Economic Models – The circular flow model

by Electra Radioti

Economic models are simplified, abstract representations of complex economic processes and systems. They are used by economists to analyze, interpret, and make predictions about economic behavior and interactions. Here are some key aspects and types of economic models:

  1. Purpose of Economic Models:
  • Simplification: Economic models simplify the complexities of real-world economies to focus on essential aspects.
  • Analysis and Prediction: They help in analyzing how economies function and in predicting the effects of economic policies and events.
  • Decision-Making: Models provide a framework for policymakers and businesses to make informed decisions.
  1. Types of Economic Models:
  • Microeconomic Models: Focus on individual agents, like households and firms, and their interactions. Examples include supply and demand models, game theory models, and models of consumer choice.
  • Macroeconomic Models: Examine the economy as a whole, including total output, employment, inflation, and economic growth. Key examples are the IS-LM model (Investment Saving-Liquidity preference Money supply) and the Solow Growth Model.
  • Econometric Models: Use statistical methods to test hypotheses and forecast future trends based on historical data.
  • Computational Models: Utilize complex algorithms to simulate the behavior of economic systems under various scenarios.
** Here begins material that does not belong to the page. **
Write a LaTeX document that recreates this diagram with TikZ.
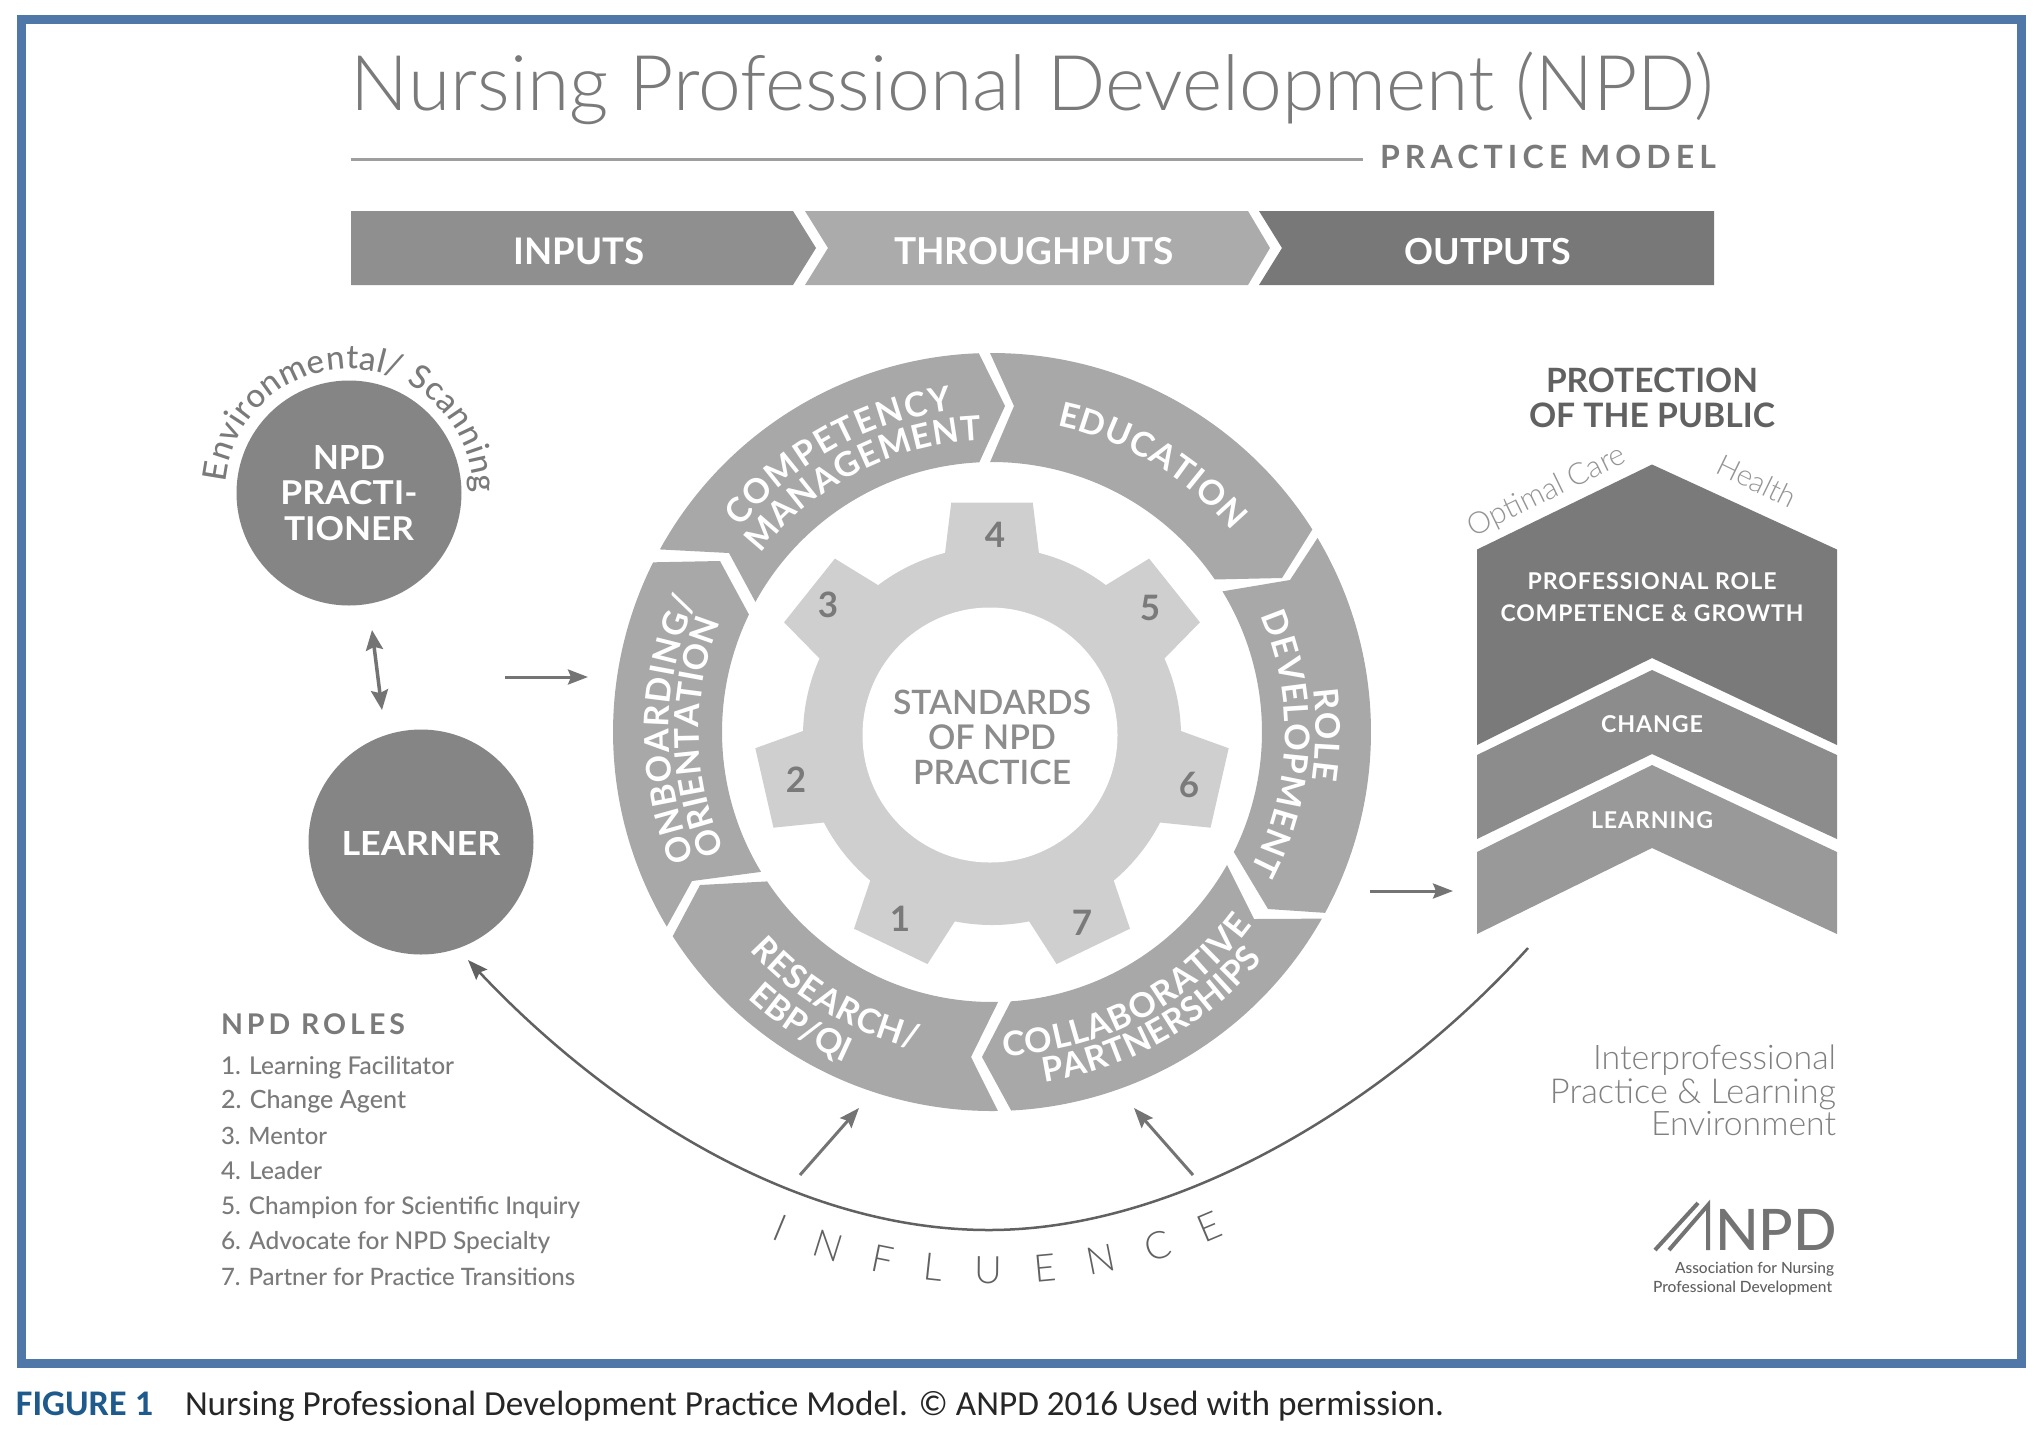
\documentclass[tikz,border=0pt]{standalone}
\usepackage{fontspec}
\usepackage{graphicx}
\usetikzlibrary{calc,arrows.meta,decorations.text}
\setmainfont{Lato}
\IfFontExistsTF{Lato Light}{\newfontfamily\lfl{Lato Light}}{\newfontfamily\lfl{Lato}}
\IfFontExistsTF{Lato Medium}{\newfontfamily\lfm{Lato Medium}}{\newfontfamily\lfm{Lato}}
\IfFontExistsTF{Lato Semibold}{\newfontfamily\lfs{Lato Semibold}}{\newfontfamily\lfs{Lato}}
\newfontfamily\lfb{Lato Bold}
\newfontfamily\capf{Carlito}
\newcommand\fsz[1]{\fontsize{#1}{#1}\selectfont}
\newcommand\fw[2]{\resizebox{#1pt}{!}{#2}}
\newcommand\fwh[3]{\resizebox{#1pt}{#2pt}{#3}}
\definecolor{bluebd}{HTML}{4F78A9}
\definecolor{ringc}{HTML}{A8A8A8}
\definecolor{gearc}{HTML}{CFCFCF}
\definecolor{txtg}{HTML}{7A7A7A}
\definecolor{arrg}{HTML}{747474}
\definecolor{figblue}{HTML}{1E5A8C}
\tikzset{
 lbl/.style={inner sep=0pt,outer sep=0pt,anchor=base},
 wlbl/.style={lbl,text=white},
 glbl/.style={lbl,text=txtg},
 ringseg/.style={fill=ringc,draw=none},
 roundn/.style={circle,fill=#1,draw=none,minimum size=225pt,inner sep=0pt},
 arw/.style={draw=arrg,line width=3pt,-{Stealth[length=20pt,width=15pt,inset=3pt]}},
 bothw/.style={draw=arrg,line width=3.5pt,{Stealth[length=20pt,width=17pt,inset=3pt]}-{Stealth[length=20pt,width=17pt,inset=3pt]}},
 curvet/.style={decorate,decoration={text along path,text={#1},text align={fit to path}}},
}
\newcommand\seg[6]{\fill[ringseg] ($(C)+(#1:379pt)$) arc[start angle=#1,end angle=#2,radius=379pt] -- (#3) -- ($(C)+(#4:270pt)$) arc[start angle=#4,end angle=#5,radius=270pt] -- (#6) -- cycle;}
\newcommand\rtxt[4]{\path[curvet={|\lfb\fsz{34}\color{white}|#4}] ($(C)+(#1:#3pt)$) arc[start angle=#1,end angle=#2,radius=#3pt];}
\begin{document}
\begin{tikzpicture}[x=1pt,y=-1pt]
\useasboundingbox (0,0) rectangle (2040,1436);
\fill[white] (0,0) rectangle (2040,1436);
\draw[bluebd,line width=9pt] (21,19.5) rectangle (2021,1363.5);
% title
\node[glbl,text=black!52] (title) at (1032.5,110) {\fw{1363}{\lfl\fsz{76}Nursing Professional Development (NPD)}};
\coordinate (ruleA) at (351,159); \coordinate (ruleB) at (1363,159);
\draw[black!38,line width=3pt] (ruleA) -- (ruleB);
\node[glbl] (pm) at (1548,168) {\fw{336}{\lfb\fsz{30}\addfontfeature{LetterSpace=16}PRACTICE MODEL}};
% band
\fill[black!44] (351,211) -- (793,211) -- (816,248) -- (793,285) -- (351,285) -- cycle;
\fill[black!33] (805,211) -- (1248,211) -- (1270,248) -- (1248,285) -- (805,285) -- (828,248) -- cycle;
\fill[black!53] (1259,211) -- (1714,211) -- (1714,285) -- (1259,285) -- (1282,248) -- cycle;
\node[wlbl] (inp) at (579,264) {\fw{131}{\lfb\fsz{34}INPUTS}};
\node[wlbl] (thr) at (1034,264) {\fw{280}{\lfb\fsz{34}THROUGHPUTS}};
\node[wlbl] (out) at (1488,264) {\fw{167}{\lfb\fsz{34}OUTPUTS}};
% circles
\node[roundn=black!48] (npd) at (349,493) {};
\node[roundn=black!48] (lrn) at (421,842) {};
\node[wlbl] (n1) at (349,469) {\fwh{72}{24}{\lfb\fsz{32}NPD}};
\node[wlbl] (n2) at (349,504) {\fwh{137}{24}{\lfb\fsz{32}PRACTI-}};
\node[wlbl] (n3) at (349,540) {\fwh{130}{24}{\lfb\fsz{32}TIONER}};
\node[wlbl] (l1) at (421,855) {\fwh{159}{24}{\lfb\fsz{32}LEARNER}};
\path[curvet={|\lfm\fsz{33}\color{txtg}|Environmental/ Scanning}] ($(npd.center)+(175:124pt)$) arc[start angle=175,end angle=0,radius=124pt];
\coordinate (dA) at (372,630); \coordinate (dB) at (382,710);
\draw[bothw] (dA) -- (dB);
\coordinate (iA) at (505,677); \coordinate (iB) at (588,677);
\draw[arw] (iA) -- (iB);
\coordinate (oA) at (1370,891); \coordinate (oB) at (1453,891);
\draw[arw] (oA) -- (oB);
% ring
\coordinate (C) at (992,732);
\seg{151.2}{92}{1005,406}{92.7}{151.2}{729,553}
\seg{90.3}{32.3}{1282,578}{34.4}{90.4}{1014,406}
\seg{30.8}{-28.5}{1268,909}{-26.4}{31.4}{1290,580}
\seg{-29.5}{-87.1}{982,1057}{-86}{-29.5}{1254,919}
\seg{-89.1}{-147.4}{700,885}{-146.4}{-88.7}{971,1057}
\seg{-149.1}{-206.6}{720,561}{-205.8}{-148.8}{692,881}
\rtxt{141}{97}{324}{COMPETENCY}
\rtxt{142.5}{92}{292}{MANAGEMENT}
\rtxt{78}{40}{313}{EDUCATION}
\rtxt{203}{156}{323}{ONBOARDING/}
\rtxt{204}{158}{293}{ORIENTATION}
\rtxt{7.5}{-8.5}{324}{ROLE}
\rtxt{23.5}{-28}{293}{DEVELOPMENT}
\rtxt{-138}{-103.5}{326}{RESEARCH/}
\rtxt{-132.5}{-114}{362}{EBP/QI}
\rtxt{-88}{-36.5}{324}{COLLABORATIVE}
\rtxt{-81.5}{-40}{354}{PARTNERSHIPS}
% gear
\coordinate (G) at (992,736);
\fill[gearc] (G) circle[radius=189pt];
\foreach \a in {90,38.57,-12.86,-64.29,-115.71,192.86,141.43}{
  \fill[gearc] ($(G)+(\a+14.5:188pt)$) -- ($(G)+(\a+9.9:237pt)$) -- ($(G)+(\a-9.9:237pt)$) -- ($(G)+(\a-14.5:188pt)$) -- cycle;
}
\fill[white] (990,735) circle[radius=127.5pt];
\foreach \n/\x/\y in {4/995/535,5/1150/608,6/1189/785,7/1082/923,1/900/919,2/796/780,3/828/605}{
  \node[inner sep=0pt,text=black!52,font=\lfb\fsz{35}] (g\n) at (\x,\y) {\n};
}
\node[glbl,text=black!45] (s1) at (992,714) {\fw{198}{\lfs\fsz{32}STANDARDS}};
\node[glbl,text=black!45] (s2) at (992,749) {\fw{128}{\lfs\fsz{32}OF NPD}};
\node[glbl,text=black!45] (s3) at (992,784) {\fw{158}{\lfs\fsz{32}PRACTICE}};
% chevrons
\fill[black!52] (1477,549.5) -- (1652,464.5) -- (1837,549.5) -- (1837,745) -- (1652,658) -- (1477,745) -- cycle;
\fill[black!45] (1477,755) -- (1652,670) -- (1837,755) -- (1837,839) -- (1652,754) -- (1477,839) -- cycle;
\fill[black!40] (1477,852) -- (1652,765) -- (1837,852) -- (1837,934) -- (1652,848) -- (1477,934) -- cycle;
\node[glbl,text=black!62] (p1) at (1652,392) {\fw{212}{\lfb\fsz{34}PROTECTION}};
\node[glbl,text=black!62] (p2) at (1652,427) {\fw{246}{\lfb\fsz{34}OF THE PUBLIC}};
\node[wlbl] (c1) at (1652,589) {\fw{249}{\lfb\fsz{24}\addfontfeature{LetterSpace=4}PROFESSIONAL ROLE}};
\node[wlbl] (c2) at (1652,621) {\fw{303}{\lfb\fsz{24}\addfontfeature{LetterSpace=4}COMPETENCE \& GROWTH}};
\node[wlbl] (c3) at (1652,732) {\fw{102}{\lfb\fsz{24}\addfontfeature{LetterSpace=4}CHANGE}};
\node[wlbl] (c4) at (1652,828) {\fw{122}{\lfb\fsz{24}\addfontfeature{LetterSpace=4}LEARNING}};
\node[inner sep=0pt,text=black!42,rotate=26] (oc) at (1547,492) {\fw{172}{\lfl\fsz{32}Optimal Care}};
\node[inner sep=0pt,text=black!42,rotate=-26] (he) at (1757,481) {\fw{84}{\lfl\fsz{32}Health}};
% big curve
\coordinate (cR) at (1528,948); \coordinate (cM) at (989,1230); \coordinate (cL) at (468,960);
\draw[arw,draw=black!62,line width=2.5pt] (cR) .. controls (1400,1090) and (1190,1230) .. (cM) .. controls (780,1230) and (590,1090) .. (cL);
\coordinate (aA) at (800,1175); \coordinate (aB) at (859,1108);
\coordinate (bA) at (1193,1175); \coordinate (bB) at (1134,1108);
\draw[arw] (aA) -- (aB);
\draw[arw] (bA) -- (bB);
\coordinate (I) at (993,714);
\path[curvet={|\lfl\fsz{38}\color{black!62}|INFLUENCE}] ($(I)+(-113:570pt)$) arc[start angle=-113,end angle=-66,radius=570pt];
% roles
\node[glbl,anchor=base west] (r0) at (221,1034) {\fw{184}{\lfb\fsz{27}\addfontfeature{LetterSpace=14}NPD ROLES}};
\foreach \i/\y/\w/\t in {1/1074/233/1. Learning Facilitator,2/1108/185/2. Change Agent,3/1144/106/3. Mentor,4/1179/101/4. Leader,5/1214/359/5. Champion for Scientific Inquiry,6/1249/329/6. Advocate for NPD Specialty,7/1285/354/7. Partner for Practice Transitions}{
  \node[glbl,anchor=base west] (r\i) at (221,\y) {\fw{\w}{\lfm\fsz{27}\t}};
}
% interprofessional
\node[glbl,anchor=base east,text=black!50] (e1) at (1836,1069) {\fw{243}{\lfl\fsz{36}Interprofessional}};
\node[glbl,anchor=base east,text=black!50] (e2) at (1836,1103) {\fw{286}{\lfl\fsz{36}Practice \& Learning}};
\node[glbl,anchor=base east,text=black!50] (e3) at (1836,1135) {\fw{185}{\lfl\fsz{36}Environment}};
% logo
\draw[black!55,line width=4pt,line cap=butt] (1655,1250) -- (1698,1203) (1669,1250) -- (1708,1205) -- (1708,1250);
\node[glbl,anchor=base east,text=black!55] (lg) at (1837,1250) {\fw{122}{\lfm\fsz{64}NPD}};
\node[glbl,anchor=base east,text=black!62] (lg1) at (1834,1273) {\fw{159}{\lfm\fsz{16}Association for Nursing}};
\node[glbl,anchor=base east,text=black!62] (lg2) at (1832,1292) {\fw{179}{\lfm\fsz{16}Professional Development}};
% caption
\node[lbl,anchor=base west,text=figblue] (fg) at (16,1415) {\fw{137}{\capf\bfseries\fsz{30}FIGURE 1}};
\node[lbl,anchor=base west,text=black!85] (fc) at (185,1415) {\fw{1259}{\capf\fsz{30}Nursing Professional Development Practice Model. © ANPD 2016 Used with permission.}};
\end{tikzpicture}
\end{document}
The Circular Flow Economic Model is a fundamental concept in economics that illustrates the continuous flow of money, goods, services, and factors of production in an economy. This model simplifies the workings of an economy by focusing on interactions between different sectors. Here are the key elements of this model:

  1. Basic Structure:
  • The model typically involves two main sectors: households and businesses.
  • Households provide factors of production (like labor, land, and capital) to businesses, and in return, they receive wages, rent, dividends, and interest.
  • Businesses use these factors of production to produce goods and services, which they sell to households.
  • The money and resources flow continuously between these two sectors, creating a circular flow.
  1. Two Types of Flows:
  • Real Flow: The flow of factors of production from households to businesses and the flow of goods and services from businesses to households.
  • Monetary Flow: The flow of money, including wages, rent, interest, and profits, from businesses to households, and the flow of consumer spending from households to businesses.
  1. Extended Versions of the Model:
  • The basic model can be extended to include the government, financial sector, and foreign trade.
  • Government: Taxes flow from households and businesses to the government, and government spending flows back to these sectors.
  • Financial Sector: Households save money in financial institutions and receive interest; businesses borrow money for investment.
  • Foreign Trade: Includes exports (goods and services sold overseas) and imports (goods and services purchased from abroad).
  1. Significance:
  • This model helps in understanding how different sectors of the economy are interconnected.
  • It demonstrates the interdependence between producers (businesses) and consumers (households).
  • It provides a basic framework for understanding how money and resources circulate in the economy.
  1. Assumptions:
  • The circular flow model makes several simplifying assumptions, such as ignoring the roles of government intervention and international trade in the basic version.
  1. Educational Tool:
  • It’s often used as an introductory tool in economics to help students grasp the basic functioning of an economy.

The circular flow model is an idealized representation and doesn’t capture every aspect of real-world economies, such as the impact of technological change or the role of uncertainty. However, it serves as a foundational concept for understanding economic activity and the interrelationships within an economy.